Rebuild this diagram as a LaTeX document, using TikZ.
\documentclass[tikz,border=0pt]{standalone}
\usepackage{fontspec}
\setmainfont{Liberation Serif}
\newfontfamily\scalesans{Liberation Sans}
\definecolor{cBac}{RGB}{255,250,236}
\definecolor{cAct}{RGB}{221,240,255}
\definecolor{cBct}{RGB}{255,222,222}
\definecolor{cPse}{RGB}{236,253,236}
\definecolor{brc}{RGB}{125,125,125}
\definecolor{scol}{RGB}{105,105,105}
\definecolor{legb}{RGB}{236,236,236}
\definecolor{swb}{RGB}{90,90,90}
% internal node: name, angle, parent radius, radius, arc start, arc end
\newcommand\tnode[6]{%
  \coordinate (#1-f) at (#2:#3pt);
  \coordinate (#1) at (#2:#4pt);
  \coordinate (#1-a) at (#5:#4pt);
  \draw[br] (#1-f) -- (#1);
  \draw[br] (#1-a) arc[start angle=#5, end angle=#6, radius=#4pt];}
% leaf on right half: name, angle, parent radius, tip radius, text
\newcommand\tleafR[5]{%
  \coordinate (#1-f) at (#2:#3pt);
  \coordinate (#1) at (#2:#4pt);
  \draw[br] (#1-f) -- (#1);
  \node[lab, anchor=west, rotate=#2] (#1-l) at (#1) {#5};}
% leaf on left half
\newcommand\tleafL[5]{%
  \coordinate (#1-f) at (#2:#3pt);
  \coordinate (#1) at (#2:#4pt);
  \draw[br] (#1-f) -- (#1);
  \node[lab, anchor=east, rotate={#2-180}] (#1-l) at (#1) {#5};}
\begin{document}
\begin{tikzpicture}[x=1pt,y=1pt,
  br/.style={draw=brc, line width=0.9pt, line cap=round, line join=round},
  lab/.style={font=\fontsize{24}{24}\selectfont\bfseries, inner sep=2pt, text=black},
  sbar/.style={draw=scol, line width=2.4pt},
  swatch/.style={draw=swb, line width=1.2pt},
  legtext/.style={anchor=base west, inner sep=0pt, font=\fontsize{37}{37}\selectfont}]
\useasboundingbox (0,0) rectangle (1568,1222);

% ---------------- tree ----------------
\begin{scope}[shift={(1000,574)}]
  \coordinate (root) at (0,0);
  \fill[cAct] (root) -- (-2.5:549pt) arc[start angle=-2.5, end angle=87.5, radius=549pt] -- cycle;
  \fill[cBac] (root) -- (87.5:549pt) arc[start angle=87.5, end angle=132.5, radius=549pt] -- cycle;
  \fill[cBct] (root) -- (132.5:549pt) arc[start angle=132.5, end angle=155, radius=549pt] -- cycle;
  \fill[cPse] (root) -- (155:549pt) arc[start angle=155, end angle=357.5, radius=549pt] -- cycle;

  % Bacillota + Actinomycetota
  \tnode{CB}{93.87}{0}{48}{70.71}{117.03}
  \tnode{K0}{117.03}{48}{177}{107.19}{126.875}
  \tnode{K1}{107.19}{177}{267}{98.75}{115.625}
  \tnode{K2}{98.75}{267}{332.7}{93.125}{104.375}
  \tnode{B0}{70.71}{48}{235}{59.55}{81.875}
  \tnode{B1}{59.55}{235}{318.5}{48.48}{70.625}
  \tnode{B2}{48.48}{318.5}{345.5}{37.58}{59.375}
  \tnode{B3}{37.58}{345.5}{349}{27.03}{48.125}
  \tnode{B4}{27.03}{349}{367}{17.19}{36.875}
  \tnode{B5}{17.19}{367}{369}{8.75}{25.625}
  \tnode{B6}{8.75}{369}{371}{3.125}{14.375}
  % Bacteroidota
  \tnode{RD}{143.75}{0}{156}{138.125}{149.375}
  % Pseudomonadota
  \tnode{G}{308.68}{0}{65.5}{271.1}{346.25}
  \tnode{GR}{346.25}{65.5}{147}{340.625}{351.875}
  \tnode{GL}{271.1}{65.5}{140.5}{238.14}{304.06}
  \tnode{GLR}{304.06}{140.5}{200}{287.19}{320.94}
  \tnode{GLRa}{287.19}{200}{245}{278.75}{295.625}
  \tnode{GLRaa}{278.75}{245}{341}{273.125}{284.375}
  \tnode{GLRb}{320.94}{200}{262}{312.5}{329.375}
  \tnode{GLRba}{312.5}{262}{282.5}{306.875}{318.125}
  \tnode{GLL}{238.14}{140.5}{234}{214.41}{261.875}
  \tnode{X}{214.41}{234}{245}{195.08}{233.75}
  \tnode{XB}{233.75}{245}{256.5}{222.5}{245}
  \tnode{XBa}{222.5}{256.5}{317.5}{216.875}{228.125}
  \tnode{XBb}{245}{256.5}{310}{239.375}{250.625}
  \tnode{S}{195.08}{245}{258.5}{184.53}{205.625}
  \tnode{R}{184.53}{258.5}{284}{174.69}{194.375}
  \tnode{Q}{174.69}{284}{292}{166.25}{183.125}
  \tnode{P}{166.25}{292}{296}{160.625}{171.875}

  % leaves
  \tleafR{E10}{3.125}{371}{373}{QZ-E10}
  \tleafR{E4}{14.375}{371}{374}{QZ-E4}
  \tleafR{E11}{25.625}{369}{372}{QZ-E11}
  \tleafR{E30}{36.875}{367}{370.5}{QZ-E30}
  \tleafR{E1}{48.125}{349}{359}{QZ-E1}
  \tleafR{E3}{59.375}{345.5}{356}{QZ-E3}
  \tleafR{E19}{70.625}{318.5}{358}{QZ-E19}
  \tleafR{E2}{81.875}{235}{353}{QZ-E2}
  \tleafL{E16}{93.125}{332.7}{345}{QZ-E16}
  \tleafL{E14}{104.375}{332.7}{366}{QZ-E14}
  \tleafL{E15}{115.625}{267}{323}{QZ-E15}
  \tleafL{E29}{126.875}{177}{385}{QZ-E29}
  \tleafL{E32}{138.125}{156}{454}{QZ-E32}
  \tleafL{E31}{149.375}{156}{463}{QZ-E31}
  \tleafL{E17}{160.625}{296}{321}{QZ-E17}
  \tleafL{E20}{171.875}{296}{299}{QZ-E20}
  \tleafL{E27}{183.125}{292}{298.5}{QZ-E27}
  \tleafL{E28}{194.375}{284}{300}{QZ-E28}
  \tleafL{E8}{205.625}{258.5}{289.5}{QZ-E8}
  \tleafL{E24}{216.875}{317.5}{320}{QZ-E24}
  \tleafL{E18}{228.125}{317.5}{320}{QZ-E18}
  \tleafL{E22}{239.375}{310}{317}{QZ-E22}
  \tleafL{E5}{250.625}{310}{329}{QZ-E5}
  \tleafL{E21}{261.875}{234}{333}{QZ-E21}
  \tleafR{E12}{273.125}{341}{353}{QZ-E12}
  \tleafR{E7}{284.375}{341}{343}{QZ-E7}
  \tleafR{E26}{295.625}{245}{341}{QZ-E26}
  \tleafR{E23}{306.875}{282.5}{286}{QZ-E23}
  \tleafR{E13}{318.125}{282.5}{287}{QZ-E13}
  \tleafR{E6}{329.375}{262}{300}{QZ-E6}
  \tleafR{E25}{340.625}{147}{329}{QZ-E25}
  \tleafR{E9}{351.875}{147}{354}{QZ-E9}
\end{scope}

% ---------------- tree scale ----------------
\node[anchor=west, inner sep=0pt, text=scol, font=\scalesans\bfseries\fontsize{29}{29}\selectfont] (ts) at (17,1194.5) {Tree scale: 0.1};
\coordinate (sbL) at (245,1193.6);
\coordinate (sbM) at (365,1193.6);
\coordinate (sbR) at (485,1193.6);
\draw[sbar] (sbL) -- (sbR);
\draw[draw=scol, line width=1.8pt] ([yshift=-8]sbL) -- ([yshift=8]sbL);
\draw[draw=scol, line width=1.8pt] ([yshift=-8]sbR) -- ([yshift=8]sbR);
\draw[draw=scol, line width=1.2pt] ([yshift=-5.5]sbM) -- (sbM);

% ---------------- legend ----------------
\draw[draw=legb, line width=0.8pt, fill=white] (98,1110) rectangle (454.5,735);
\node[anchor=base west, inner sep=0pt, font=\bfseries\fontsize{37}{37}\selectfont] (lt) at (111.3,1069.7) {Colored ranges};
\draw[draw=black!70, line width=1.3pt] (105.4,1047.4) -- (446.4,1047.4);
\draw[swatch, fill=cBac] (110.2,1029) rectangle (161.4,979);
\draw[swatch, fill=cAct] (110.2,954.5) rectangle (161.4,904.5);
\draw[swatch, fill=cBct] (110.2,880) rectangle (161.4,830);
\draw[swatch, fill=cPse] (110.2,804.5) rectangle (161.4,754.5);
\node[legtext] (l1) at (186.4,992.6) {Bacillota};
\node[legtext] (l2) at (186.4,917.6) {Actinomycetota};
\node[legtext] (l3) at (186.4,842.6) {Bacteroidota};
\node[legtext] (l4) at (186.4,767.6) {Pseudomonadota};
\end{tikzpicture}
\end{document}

━━━━━━━━━━━━━━━━━━━━━━━━━━━━━━

**Given exercise:**
Only the lines from the start of the data to the line holding "angle=357.5, radius=549pt] -- cycle;" are wanted; return them exactly, both ends included.

**Finished task:**
Rebuild this diagram as a LaTeX document, using TikZ.
\documentclass[tikz,border=0pt]{standalone}
\usepackage{fontspec}
\setmainfont{Liberation Serif}
\newfontfamily\scalesans{Liberation Sans}
\definecolor{cBac}{RGB}{255,250,236}
\definecolor{cAct}{RGB}{221,240,255}
\definecolor{cBct}{RGB}{255,222,222}
\definecolor{cPse}{RGB}{236,253,236}
\definecolor{brc}{RGB}{125,125,125}
\definecolor{scol}{RGB}{105,105,105}
\definecolor{legb}{RGB}{236,236,236}
\definecolor{swb}{RGB}{90,90,90}
% internal node: name, angle, parent radius, radius, arc start, arc end
\newcommand\tnode[6]{%
  \coordinate (#1-f) at (#2:#3pt);
  \coordinate (#1) at (#2:#4pt);
  \coordinate (#1-a) at (#5:#4pt);
  \draw[br] (#1-f) -- (#1);
  \draw[br] (#1-a) arc[start angle=#5, end angle=#6, radius=#4pt];}
% leaf on right half: name, angle, parent radius, tip radius, text
\newcommand\tleafR[5]{%
  \coordinate (#1-f) at (#2:#3pt);
  \coordinate (#1) at (#2:#4pt);
  \draw[br] (#1-f) -- (#1);
  \node[lab, anchor=west, rotate=#2] (#1-l) at (#1) {#5};}
% leaf on left half
\newcommand\tleafL[5]{%
  \coordinate (#1-f) at (#2:#3pt);
  \coordinate (#1) at (#2:#4pt);
  \draw[br] (#1-f) -- (#1);
  \node[lab, anchor=east, rotate={#2-180}] (#1-l) at (#1) {#5};}
\begin{document}
\begin{tikzpicture}[x=1pt,y=1pt,
  br/.style={draw=brc, line width=0.9pt, line cap=round, line join=round},
  lab/.style={font=\fontsize{24}{24}\selectfont\bfseries, inner sep=2pt, text=black},
  sbar/.style={draw=scol, line width=2.4pt},
  swatch/.style={draw=swb, line width=1.2pt},
  legtext/.style={anchor=base west, inner sep=0pt, font=\fontsize{37}{37}\selectfont}]
\useasboundingbox (0,0) rectangle (1568,1222);

% ---------------- tree ----------------
\begin{scope}[shift={(1000,574)}]
  \coordinate (root) at (0,0);
  \fill[cAct] (root) -- (-2.5:549pt) arc[start angle=-2.5, end angle=87.5, radius=549pt] -- cycle;
  \fill[cBac] (root) -- (87.5:549pt) arc[start angle=87.5, end angle=132.5, radius=549pt] -- cycle;
  \fill[cBct] (root) -- (132.5:549pt) arc[start angle=132.5, end angle=155, radius=549pt] -- cycle;
  \fill[cPse] (root) -- (155:549pt) arc[start angle=155, end angle=357.5, radius=549pt] -- cycle;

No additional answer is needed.